Tuesday, 8th April, 2014

Kate Leo and Craig Baron enjoy a beer at the Democratic Club, after statistics released recently said people are drinking less alcohol. Kate Leo and Craig Baron enjoy a beer at the Democratic Club, after statistics released recently said people are drinking less alcohol.

By Emily Roberts

Australians are drinking less alcohol overall than any time in the previous 15 years, according to the latest figures by the Australian Bureau of Statistics.

The decrease is mainly due to a continuation of the downward trend in apparent consumption of beer, at the same time as a flattening out in wine consumption.

“Across all alcoholic beverages, there were 9.9 litres of pure alcohol available for consumption in 2012-13 for every person in Australia aged 15 years and over,” said Louise Gates, Director of Health from the ABS.

“This is the lowest level since the mid-1990s.”

Ms Gates said in terms of pure alcohol, consumption of beer has more than halved since the peak in the mid-1970s, and is now at the lowest level since 1945-46.

“For wine, there has been a steady increase in people’s consumption over the long term but recently this trend appears to have plateaued, and in fact, per person consumption of wine has decreased slightly over the past three years,” she said.

“Ready-to-drink beverages have also seen a drop over the past five years, while consumption of spirits has remained relatively steady.”

However, beer still comprised the greatest proportion of all pure alcohol consumed in Australia at 41 per cent, followed by wine (37 per cent), spirits (13 per cent), and ready-to-drink beverages (7 per cent). Cider is estimated to account for a small but growing proportion, at 2 per cent.

Dean Trengove of the Mulga Hill Tavern, said decline in beer, has seen a decline in violence.

“I think there are a lot less alcohol related incidents associated with the decline in beer,” he said.

Mr Trengove said the change in drink consumption might be based on Government taxes.

“Spirits and ready to drink (RTD) beverages contain a massive amount of sugar, as well as massive amounts of alcohol

“I think there has been a shift from traditional beer to high volume spirits.”

Mr Trengove said despite the shift, it doesn’t mean people are being responsible.
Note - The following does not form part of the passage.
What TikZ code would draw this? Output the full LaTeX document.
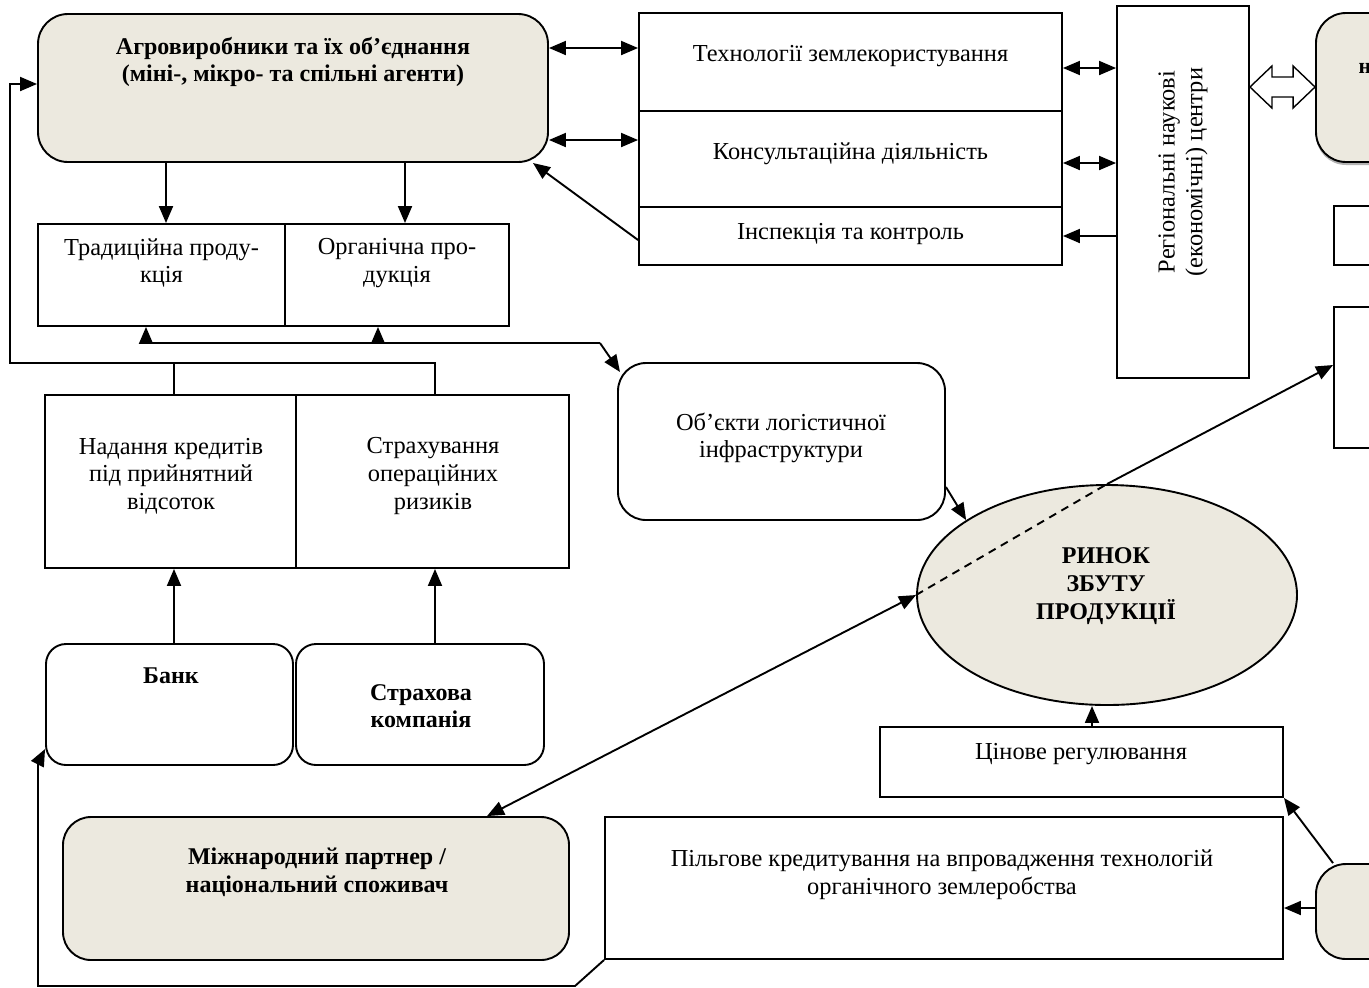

“Also if you tax something out of existence, people will find a cheaper option - that could possibly be drugs,” he said.

“People will find a way to get around taxes and legislation.
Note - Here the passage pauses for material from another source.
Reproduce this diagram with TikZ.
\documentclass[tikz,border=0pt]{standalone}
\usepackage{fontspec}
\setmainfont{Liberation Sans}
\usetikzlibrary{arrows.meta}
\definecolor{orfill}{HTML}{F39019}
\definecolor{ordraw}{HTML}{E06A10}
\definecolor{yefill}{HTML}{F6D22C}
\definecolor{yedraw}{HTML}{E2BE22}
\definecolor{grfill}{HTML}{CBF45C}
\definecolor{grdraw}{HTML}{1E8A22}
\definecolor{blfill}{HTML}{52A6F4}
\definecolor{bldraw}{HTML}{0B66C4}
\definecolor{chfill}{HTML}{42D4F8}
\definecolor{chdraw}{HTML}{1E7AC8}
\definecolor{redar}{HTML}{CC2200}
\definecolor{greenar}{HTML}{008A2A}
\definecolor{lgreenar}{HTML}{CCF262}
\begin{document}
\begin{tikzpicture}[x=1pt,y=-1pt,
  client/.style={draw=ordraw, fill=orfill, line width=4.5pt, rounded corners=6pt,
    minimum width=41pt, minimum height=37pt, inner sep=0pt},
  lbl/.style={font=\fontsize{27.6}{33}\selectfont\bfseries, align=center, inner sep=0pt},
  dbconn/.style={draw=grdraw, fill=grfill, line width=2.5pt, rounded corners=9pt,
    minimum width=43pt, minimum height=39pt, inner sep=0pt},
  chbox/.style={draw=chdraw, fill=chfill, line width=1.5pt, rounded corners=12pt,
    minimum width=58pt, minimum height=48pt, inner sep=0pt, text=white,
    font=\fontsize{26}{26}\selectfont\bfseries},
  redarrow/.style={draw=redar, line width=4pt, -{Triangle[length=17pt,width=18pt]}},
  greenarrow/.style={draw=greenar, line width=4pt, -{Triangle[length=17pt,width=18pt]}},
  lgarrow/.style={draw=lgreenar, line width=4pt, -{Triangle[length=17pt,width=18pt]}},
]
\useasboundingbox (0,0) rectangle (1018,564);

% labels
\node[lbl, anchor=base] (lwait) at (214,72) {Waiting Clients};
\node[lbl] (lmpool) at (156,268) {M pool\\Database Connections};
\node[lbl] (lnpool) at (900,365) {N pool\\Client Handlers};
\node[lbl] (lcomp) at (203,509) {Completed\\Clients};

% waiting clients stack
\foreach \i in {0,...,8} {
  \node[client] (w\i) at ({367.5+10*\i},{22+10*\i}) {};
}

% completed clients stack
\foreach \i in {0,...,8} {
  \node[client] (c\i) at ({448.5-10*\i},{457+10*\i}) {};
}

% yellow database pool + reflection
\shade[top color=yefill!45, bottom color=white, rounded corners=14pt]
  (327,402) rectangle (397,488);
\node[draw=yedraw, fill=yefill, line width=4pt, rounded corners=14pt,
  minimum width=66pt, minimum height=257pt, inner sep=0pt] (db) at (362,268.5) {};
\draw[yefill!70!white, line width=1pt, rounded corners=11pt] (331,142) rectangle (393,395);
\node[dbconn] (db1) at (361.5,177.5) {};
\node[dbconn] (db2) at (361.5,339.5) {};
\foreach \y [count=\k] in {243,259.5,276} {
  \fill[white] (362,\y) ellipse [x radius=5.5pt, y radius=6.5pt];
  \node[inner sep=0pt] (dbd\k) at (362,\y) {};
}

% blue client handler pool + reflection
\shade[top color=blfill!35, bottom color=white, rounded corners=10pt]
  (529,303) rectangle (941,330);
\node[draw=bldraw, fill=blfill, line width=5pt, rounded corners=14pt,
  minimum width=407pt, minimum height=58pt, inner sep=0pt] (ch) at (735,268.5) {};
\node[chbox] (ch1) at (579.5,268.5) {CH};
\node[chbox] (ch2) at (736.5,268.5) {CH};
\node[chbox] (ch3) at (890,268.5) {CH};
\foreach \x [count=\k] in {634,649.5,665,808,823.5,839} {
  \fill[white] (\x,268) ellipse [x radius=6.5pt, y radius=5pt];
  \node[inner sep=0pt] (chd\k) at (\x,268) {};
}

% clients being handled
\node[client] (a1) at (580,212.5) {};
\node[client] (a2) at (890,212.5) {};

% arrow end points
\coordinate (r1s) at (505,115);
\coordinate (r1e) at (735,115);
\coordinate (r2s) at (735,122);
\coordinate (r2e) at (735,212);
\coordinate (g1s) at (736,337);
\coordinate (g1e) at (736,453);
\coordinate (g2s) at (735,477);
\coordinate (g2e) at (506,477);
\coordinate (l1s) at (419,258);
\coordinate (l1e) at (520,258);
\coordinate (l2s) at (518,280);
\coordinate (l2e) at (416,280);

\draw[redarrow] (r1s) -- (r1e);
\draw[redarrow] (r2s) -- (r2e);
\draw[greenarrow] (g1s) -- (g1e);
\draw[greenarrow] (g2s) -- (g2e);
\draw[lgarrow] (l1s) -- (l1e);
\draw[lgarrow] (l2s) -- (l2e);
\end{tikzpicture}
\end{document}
“You can’t legislate against stupidity - if people want to do things, they will do it.”

Education was the most important tool against alcohol related incidents.

“I think more needs to be done in the way of education rather than restriction, then let them make their own decisions once they’ve got all the information.

“People need to remember it’s all about being responsible.”

Mr Trengove said it was important to remember that pubs and clubs provide a service.

“We are providing a service with entertainment, food, beverages, social atmosphere and jobs.

“I think it is a huge advantage to be able to train young people and give them options to be chefs or hospitality staff.”